**Exercise task:**
All the data below goes into the copy word for word, but the pictures don't.
=== Given information ===
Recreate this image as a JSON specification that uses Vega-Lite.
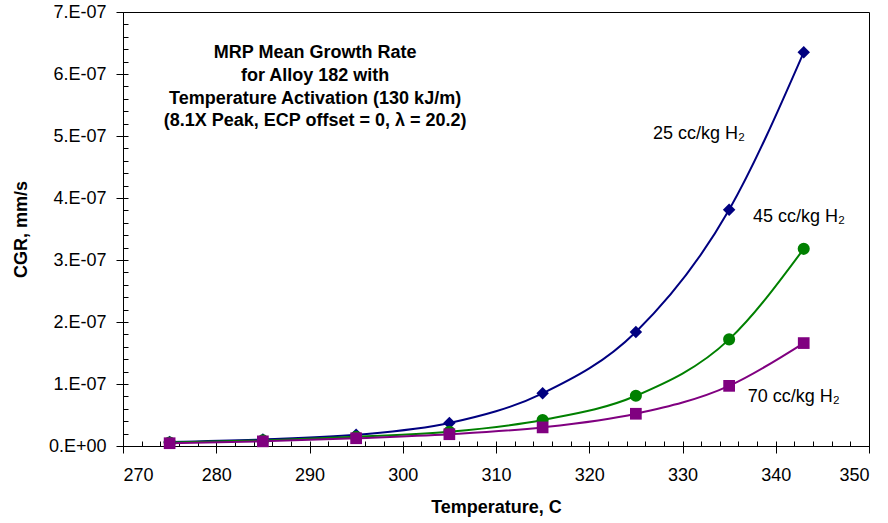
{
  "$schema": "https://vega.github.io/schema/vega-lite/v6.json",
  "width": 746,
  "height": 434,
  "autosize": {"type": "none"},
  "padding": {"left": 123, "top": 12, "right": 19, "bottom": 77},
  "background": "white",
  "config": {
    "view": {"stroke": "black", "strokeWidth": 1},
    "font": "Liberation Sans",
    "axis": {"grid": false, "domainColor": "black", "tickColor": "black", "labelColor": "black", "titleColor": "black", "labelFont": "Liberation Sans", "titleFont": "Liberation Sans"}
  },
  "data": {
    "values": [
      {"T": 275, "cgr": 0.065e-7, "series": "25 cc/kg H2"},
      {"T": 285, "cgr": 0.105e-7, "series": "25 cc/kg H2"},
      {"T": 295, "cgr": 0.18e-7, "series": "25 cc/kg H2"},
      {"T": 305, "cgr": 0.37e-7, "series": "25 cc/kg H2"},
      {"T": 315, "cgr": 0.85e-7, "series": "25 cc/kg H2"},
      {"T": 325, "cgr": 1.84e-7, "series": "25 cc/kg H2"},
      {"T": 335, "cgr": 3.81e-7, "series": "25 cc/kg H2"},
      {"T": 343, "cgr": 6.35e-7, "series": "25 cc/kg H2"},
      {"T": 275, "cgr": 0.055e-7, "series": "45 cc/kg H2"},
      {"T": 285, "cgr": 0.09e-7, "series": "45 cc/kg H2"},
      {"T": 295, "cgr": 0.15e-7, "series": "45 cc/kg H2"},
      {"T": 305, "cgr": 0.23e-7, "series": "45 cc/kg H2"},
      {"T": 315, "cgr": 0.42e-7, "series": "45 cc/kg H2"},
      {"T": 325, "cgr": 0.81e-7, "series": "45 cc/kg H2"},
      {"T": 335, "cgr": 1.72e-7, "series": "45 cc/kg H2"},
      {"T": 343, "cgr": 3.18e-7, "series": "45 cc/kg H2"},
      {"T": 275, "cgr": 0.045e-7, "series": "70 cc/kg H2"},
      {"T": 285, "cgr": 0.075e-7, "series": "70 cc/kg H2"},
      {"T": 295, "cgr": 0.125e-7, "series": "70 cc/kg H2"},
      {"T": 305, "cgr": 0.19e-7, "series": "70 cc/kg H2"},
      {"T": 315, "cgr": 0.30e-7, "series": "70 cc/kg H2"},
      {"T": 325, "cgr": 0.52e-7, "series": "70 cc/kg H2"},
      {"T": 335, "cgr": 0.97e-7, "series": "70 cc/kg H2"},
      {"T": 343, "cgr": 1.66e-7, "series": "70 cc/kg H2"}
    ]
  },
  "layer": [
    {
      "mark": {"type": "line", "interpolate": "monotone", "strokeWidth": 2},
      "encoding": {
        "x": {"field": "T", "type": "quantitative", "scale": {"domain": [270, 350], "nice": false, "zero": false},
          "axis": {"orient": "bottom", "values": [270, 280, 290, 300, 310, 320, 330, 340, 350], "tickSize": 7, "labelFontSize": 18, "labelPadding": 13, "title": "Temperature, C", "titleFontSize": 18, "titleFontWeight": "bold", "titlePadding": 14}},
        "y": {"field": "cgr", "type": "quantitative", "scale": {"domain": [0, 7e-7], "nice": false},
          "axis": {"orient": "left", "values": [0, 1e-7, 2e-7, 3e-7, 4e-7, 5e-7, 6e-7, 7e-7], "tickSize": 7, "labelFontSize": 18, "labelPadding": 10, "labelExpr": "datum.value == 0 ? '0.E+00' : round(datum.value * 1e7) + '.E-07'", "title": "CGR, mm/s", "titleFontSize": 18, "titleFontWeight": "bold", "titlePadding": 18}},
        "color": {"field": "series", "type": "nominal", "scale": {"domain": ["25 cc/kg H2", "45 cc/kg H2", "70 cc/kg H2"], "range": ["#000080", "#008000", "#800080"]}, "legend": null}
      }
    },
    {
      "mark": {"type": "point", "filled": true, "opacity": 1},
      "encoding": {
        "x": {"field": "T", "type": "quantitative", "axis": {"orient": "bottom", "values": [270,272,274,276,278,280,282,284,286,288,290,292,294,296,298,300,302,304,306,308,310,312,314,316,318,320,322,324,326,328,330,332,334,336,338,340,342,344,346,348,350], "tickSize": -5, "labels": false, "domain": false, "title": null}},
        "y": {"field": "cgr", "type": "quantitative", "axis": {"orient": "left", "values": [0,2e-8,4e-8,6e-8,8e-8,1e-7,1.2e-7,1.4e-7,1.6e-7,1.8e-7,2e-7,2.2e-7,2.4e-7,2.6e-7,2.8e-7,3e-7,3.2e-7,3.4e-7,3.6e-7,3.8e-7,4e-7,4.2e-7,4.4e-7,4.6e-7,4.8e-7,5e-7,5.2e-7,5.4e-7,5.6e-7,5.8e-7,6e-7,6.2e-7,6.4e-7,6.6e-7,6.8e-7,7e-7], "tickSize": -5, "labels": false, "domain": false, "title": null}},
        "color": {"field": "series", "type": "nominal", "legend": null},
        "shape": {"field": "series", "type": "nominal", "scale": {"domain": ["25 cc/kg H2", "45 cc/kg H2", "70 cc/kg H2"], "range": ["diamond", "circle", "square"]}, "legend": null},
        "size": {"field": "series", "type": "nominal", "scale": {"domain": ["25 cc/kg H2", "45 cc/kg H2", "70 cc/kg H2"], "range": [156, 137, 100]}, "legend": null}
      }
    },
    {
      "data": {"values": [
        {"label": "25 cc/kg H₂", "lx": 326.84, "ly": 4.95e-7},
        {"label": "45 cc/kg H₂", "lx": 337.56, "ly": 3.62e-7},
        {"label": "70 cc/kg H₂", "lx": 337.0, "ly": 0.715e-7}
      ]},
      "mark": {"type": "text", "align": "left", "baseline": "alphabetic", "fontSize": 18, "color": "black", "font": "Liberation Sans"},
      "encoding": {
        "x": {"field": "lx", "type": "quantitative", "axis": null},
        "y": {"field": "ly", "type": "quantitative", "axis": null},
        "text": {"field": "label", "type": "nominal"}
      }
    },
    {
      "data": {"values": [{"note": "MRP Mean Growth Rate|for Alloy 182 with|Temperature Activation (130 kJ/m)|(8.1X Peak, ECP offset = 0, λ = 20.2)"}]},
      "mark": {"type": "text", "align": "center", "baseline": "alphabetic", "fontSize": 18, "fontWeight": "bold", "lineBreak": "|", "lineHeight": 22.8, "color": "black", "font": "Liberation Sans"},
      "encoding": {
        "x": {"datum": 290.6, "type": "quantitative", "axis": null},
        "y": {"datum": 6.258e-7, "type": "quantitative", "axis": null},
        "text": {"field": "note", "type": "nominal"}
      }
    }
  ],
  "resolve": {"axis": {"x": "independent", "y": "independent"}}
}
===
**Answer for this exercise:**
Recreate this image as a JSON specification that uses Vega-Lite.
{
  "$schema": "https://vega.github.io/schema/vega-lite/v6.json",
  "width": 746,
  "height": 434,
  "autosize": {"type": "none"},
  "padding": {"left": 123, "top": 12, "right": 19, "bottom": 77},
  "background": "white",
  "config": {
    "view": {"stroke": "black", "strokeWidth": 1},
    "font": "Liberation Sans",
    "axis": {"grid": false, "domainColor": "black", "tickColor": "black", "labelColor": "black", "titleColor": "black", "labelFont": "Liberation Sans", "titleFont": "Liberation Sans"}
  },
  "data": {
    "values": [
      {"T": 275, "cgr": 0.065e-7, "series": "25 cc/kg H2"},
      {"T": 285, "cgr": 0.105e-7, "series": "25 cc/kg H2"},
      {"T": 295, "cgr": 0.18e-7, "series": "25 cc/kg H2"},
      {"T": 305, "cgr": 0.37e-7, "series": "25 cc/kg H2"},
      {"T": 315, "cgr": 0.85e-7, "series": "25 cc/kg H2"},
      {"T": 325, "cgr": 1.84e-7, "series": "25 cc/kg H2"},
      {"T": 335, "cgr": 3.81e-7, "series": "25 cc/kg H2"},
      {"T": 343, "cgr": 6.35e-7, "series": "25 cc/kg H2"},
      {"T": 275, "cgr": 0.055e-7, "series": "45 cc/kg H2"},
      {"T": 285, "cgr": 0.09e-7, "series": "45 cc/kg H2"},
      {"T": 295, "cgr": 0.15e-7, "series": "45 cc/kg H2"},
      {"T": 305, "cgr": 0.23e-7, "series": "45 cc/kg H2"},
      {"T": 315, "cgr": 0.42e-7, "series": "45 cc/kg H2"},
      {"T": 325, "cgr": 0.81e-7, "series": "45 cc/kg H2"},
      {"T": 335, "cgr": 1.72e-7, "series": "45 cc/kg H2"},
      {"T": 343, "cgr": 3.18e-7, "series": "45 cc/kg H2"},
      {"T": 275, "cgr": 0.045e-7, "series": "70 cc/kg H2"},
      {"T": 285, "cgr": 0.075e-7, "series": "70 cc/kg H2"},
      {"T": 295, "cgr": 0.125e-7, "series": "70 cc/kg H2"},
      {"T": 305, "cgr": 0.19e-7, "series": "70 cc/kg H2"},
      {"T": 315, "cgr": 0.30e-7, "series": "70 cc/kg H2"},
      {"T": 325, "cgr": 0.52e-7, "series": "70 cc/kg H2"},
      {"T": 335, "cgr": 0.97e-7, "series": "70 cc/kg H2"},
      {"T": 343, "cgr": 1.66e-7, "series": "70 cc/kg H2"}
    ]
  },
  "layer": [
    {
      "mark": {"type": "line", "interpolate": "monotone", "strokeWidth": 2},
      "encoding": {
        "x": {"field": "T", "type": "quantitative", "scale": {"domain": [270, 350], "nice": false, "zero": false},
          "axis": {"orient": "bottom", "values": [270, 280, 290, 300, 310, 320, 330, 340, 350], "tickSize": 7, "labelFontSize": 18, "labelPadding": 13, "title": "Temperature, C", "titleFontSize": 18, "titleFontWeight": "bold", "titlePadding": 14}},
        "y": {"field": "cgr", "type": "quantitative", "scale": {"domain": [0, 7e-7], "nice": false},
          "axis": {"orient": "left", "values": [0, 1e-7, 2e-7, 3e-7, 4e-7, 5e-7, 6e-7, 7e-7], "tickSize": 7, "labelFontSize": 18, "labelPadding": 10, "labelExpr": "datum.value == 0 ? '0.E+00' : round(datum.value * 1e7) + '.E-07'", "title": "CGR, mm/s", "titleFontSize": 18, "titleFontWeight": "bold", "titlePadding": 18}},
        "color": {"field": "series", "type": "nominal", "scale": {"domain": ["25 cc/kg H2", "45 cc/kg H2", "70 cc/kg H2"], "range": ["#000080", "#008000", "#800080"]}, "legend": null}
      }
    },
    {
      "mark": {"type": "point", "filled": true, "opacity": 1},
      "encoding": {
        "x": {"field": "T", "type": "quantitative", "axis": {"orient": "bottom", "values": [270,272,274,276,278,280,282,284,286,288,290,292,294,296,298,300,302,304,306,308,310,312,314,316,318,320,322,324,326,328,330,332,334,336,338,340,342,344,346,348,350], "tickSize": -5, "labels": false, "domain": false, "title": null}},
        "y": {"field": "cgr", "type": "quantitative", "axis": {"orient": "left", "values": [0,2e-8,4e-8,6e-8,8e-8,1e-7,1.2e-7,1.4e-7,1.6e-7,1.8e-7,2e-7,2.2e-7,2.4e-7,2.6e-7,2.8e-7,3e-7,3.2e-7,3.4e-7,3.6e-7,3.8e-7,4e-7,4.2e-7,4.4e-7,4.6e-7,4.8e-7,5e-7,5.2e-7,5.4e-7,5.6e-7,5.8e-7,6e-7,6.2e-7,6.4e-7,6.6e-7,6.8e-7,7e-7], "tickSize": -5, "labels": false, "domain": false, "title": null}},
        "color": {"field": "series", "type": "nominal", "legend": null},
        "shape": {"field": "series", "type": "nominal", "scale": {"domain": ["25 cc/kg H2", "45 cc/kg H2", "70 cc/kg H2"], "range": ["diamond", "circle", "square"]}, "legend": null},
        "size": {"field": "series", "type": "nominal", "scale": {"domain": ["25 cc/kg H2", "45 cc/kg H2", "70 cc/kg H2"], "range": [156, 137, 100]}, "legend": null}
      }
    },
    {
      "data": {"values": [
        {"label": "25 cc/kg H₂", "lx": 326.84, "ly": 4.95e-7},
        {"label": "45 cc/kg H₂", "lx": 337.56, "ly": 3.62e-7},
        {"label": "70 cc/kg H₂", "lx": 337.0, "ly": 0.715e-7}
      ]},
      "mark": {"type": "text", "align": "left", "baseline": "alphabetic", "fontSize": 18, "color": "black", "font": "Liberation Sans"},
      "encoding": {
        "x": {"field": "lx", "type": "quantitative", "axis": null},
        "y": {"field": "ly", "type": "quantitative", "axis": null},
        "text": {"field": "label", "type": "nominal"}
      }
    },
    {
      "data": {"values": [{"note": "MRP Mean Growth Rate|for Alloy 182 with|Temperature Activation (130 kJ/m)|(8.1X Peak, ECP offset = 0, λ = 20.2)"}]},
      "mark": {"type": "text", "align": "center", "baseline": "alphabetic", "fontSize": 18, "fontWeight": "bold", "lineBreak": "|", "lineHeight": 22.8, "color": "black", "font": "Liberation Sans"},
      "encoding": {
        "x": {"datum": 290.6, "type": "quantitative", "axis": null},
        "y": {"datum": 6.258e-7, "type": "quantitative", "axis": null},
        "text": {"field": "note", "type": "nominal"}
      }
    }
  ],
  "resolve": {"axis": {"x": "independent", "y": "independent"}}
}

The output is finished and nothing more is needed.